We lost it all. The company, the houses, the cars--every major item that we acquired as the bubble inflated is now gone. At first, I fought like crazy to hang on to things. You know, kind of like when you have the flu and you realllllly don't want to throw up? But you always feel soooo much better after a good upchuck, right? That's where we are now. All of the unnecessary garbage has been purged from our systems and we still have the most important things--our children, our health, the gospel, and each other. And the LoveSac, of course.

Moving on from the barf analogy. Now we've decided our next post-housing bubble move and you're NOT GOING TO BELIEVE IT. The Hayneses are going to back to school. I registered at Dixie. DJ is registered at Bismark State College online. Meanwhile, because even though going to school is fun, we still have four children to provide for--DJ is going to (you're not going to believe this either) finally start his Dream Fishing Lodge in Alaska. If you look over there on my blog list, you can see his website listed amongst the blogs. It's a lot of work and it's a big fat, scary risk, but we'll see. Nothing's phasing me at this point.

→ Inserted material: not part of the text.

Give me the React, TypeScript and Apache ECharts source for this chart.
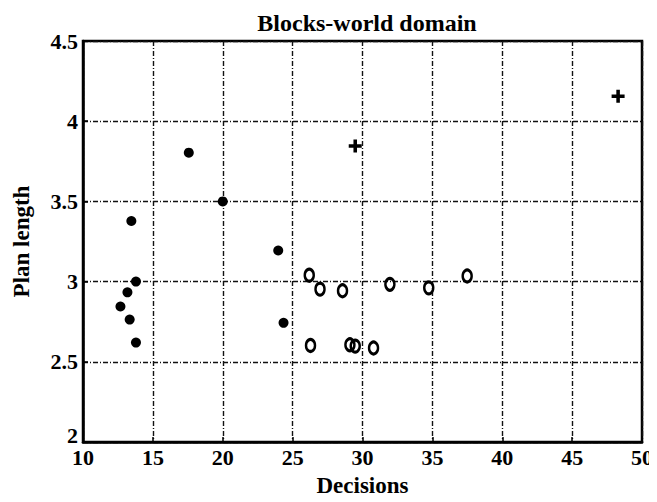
import React, { useEffect, useRef } from "react";
import * as echarts from "echarts";

const titleText = "Blocks-world domain";
const xName = "Decisions";
const yName = "Plan length";

const filledPoints: [number, number][] = [
  [17.57, 3.804],
  [20.0, 3.5],
  [13.46, 3.378],
  [13.79, 3.0],
  [13.18, 2.933],
  [12.68, 2.845],
  [13.34, 2.763],
  [13.79, 2.62],
  [23.97, 3.194],
  [24.35, 2.743],
];

const circlePoints: [number, number][] = [
  [26.19, 3.04],
  [26.96, 2.953],
  [28.57, 2.943],
  [31.96, 2.983],
  [34.74, 2.961],
  [37.49, 3.035],
  [26.28, 2.602],
  [29.1, 2.606],
  [29.48, 2.598],
  [30.79, 2.586],
];

const plusPoints: [number, number][] = [
  [29.48, 3.845],
  [48.29, 4.155],
];

const xMin = 10;
const xMax = 50;
const xStep = 5;
const yMin = 2;
const yMax = 4.5;
const yStep = 0.5;

const FONT = "'Liberation Serif', 'Times New Roman', serif";

export default function App() {
  const ref = useRef<HTMLDivElement>(null);
  useEffect(() => {
    if (!ref.current) return;
    const chart = echarts.init(ref.current, undefined, { renderer: "svg" });
    const gridLine = {
      show: true,
      lineStyle: { color: "#111", width: 1.4, type: [5, 2, 1, 2] as any },
    };
    const labelStyle = {
      fontFamily: FONT,
      fontWeight: "bold" as const,
      fontSize: 22,
      color: "#000",
    };
    chart.setOption({
      animation: false,
      backgroundColor: "#fff",
      title: {
        text: titleText,
        left: 362,
        textAlign: "center",
        top: 6,
        textStyle: { ...labelStyle, fontSize: 24 },
      },
      grid: {
        left: 83,
        right: 15,
        top: 41,
        bottom: 58,
        show: true,
        borderColor: "#000",
        borderWidth: 2.5,
        backgroundColor: "transparent",
      },
      xAxis: {
        type: "value",
        min: xMin,
        max: xMax,
        interval: xStep,
        name: xName,
        nameLocation: "middle",
        nameGap: 32,
        nameTextStyle: { ...labelStyle, fontSize: 23 },
        axisLine: { show: true, lineStyle: { color: "#000", width: 2.5 } },
        axisTick: { show: true, inside: true, length: 5, lineStyle: { color: "#000", width: 1.5 } },
        axisLabel: { ...labelStyle, margin: 4 },
        splitLine: gridLine,
      },
      yAxis: {
        type: "value",
        min: yMin,
        max: yMax,
        interval: yStep,
        name: yName,
        nameLocation: "middle",
        nameGap: 50,
        nameRotate: 90,
        nameTextStyle: { ...labelStyle, fontSize: 23 },
        axisLine: { show: true, lineStyle: { color: "#000", width: 2.5 } },
        axisTick: { show: true, inside: true, length: 5, lineStyle: { color: "#000", width: 1.5 } },
        axisLabel: {
          ...labelStyle,
          margin: 5,
          formatter: (v: number) => (v === yMin ? "{low|" + v + "}" : String(v)),
          rich: {
            low: { ...labelStyle, padding: [0, 0, 14, 0] },
          },
        },
        splitLine: gridLine,
      },
      series: [
        {
          type: "scatter",
          data: filledPoints,
          symbol: "circle",
          symbolSize: 10,
          itemStyle: { color: "#000", opacity: 1 },
        },
        {
          type: "scatter",
          data: circlePoints,
          symbol: "circle",
          symbolSize: [9, 12],
          itemStyle: { color: "rgba(255,255,255,0)", borderColor: "#000", borderWidth: 2.8, opacity: 1 },
        },
        {
          type: "scatter",
          data: plusPoints,
          symbol: "path://M4,0 H7 V4 H11 V7 H7 V11 H4 V7 H0 V4 H4 Z",
          symbolSize: 13,
          itemStyle: { color: "#000", opacity: 1 },
        },
      ],
    });
    return () => chart.dispose();
  }, []);
  return <div ref={ref} style={{ width: 657, height: 502, margin: -8 }} />;
}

That's what's new with us. What's new with you?

Monday, January 4, 2010

It's just me and the moron twins.

Who's ready for a nice, hearty laugh at my expense? (I can picture you all looking around and whispering to eachother, "...uh...I thought that's why we were here." Thanks for the support.)

Around 12:35 this afternoon I gathered all of my offspring, put on their jackets and shoes, woke Tess up from her nap, found Macey's backpack, loaded the youngest two into the stroller, and made the trek to the elementary school to drop Macey off for Kindergarten.

And then I realized that school starts tomorrow.


"Well, children," I said, smacking my forehead, "There's no school today but at least the walk was cold and miserable."

P.S. If you can name the movie from which I plagiarized the title of this post you win a prize!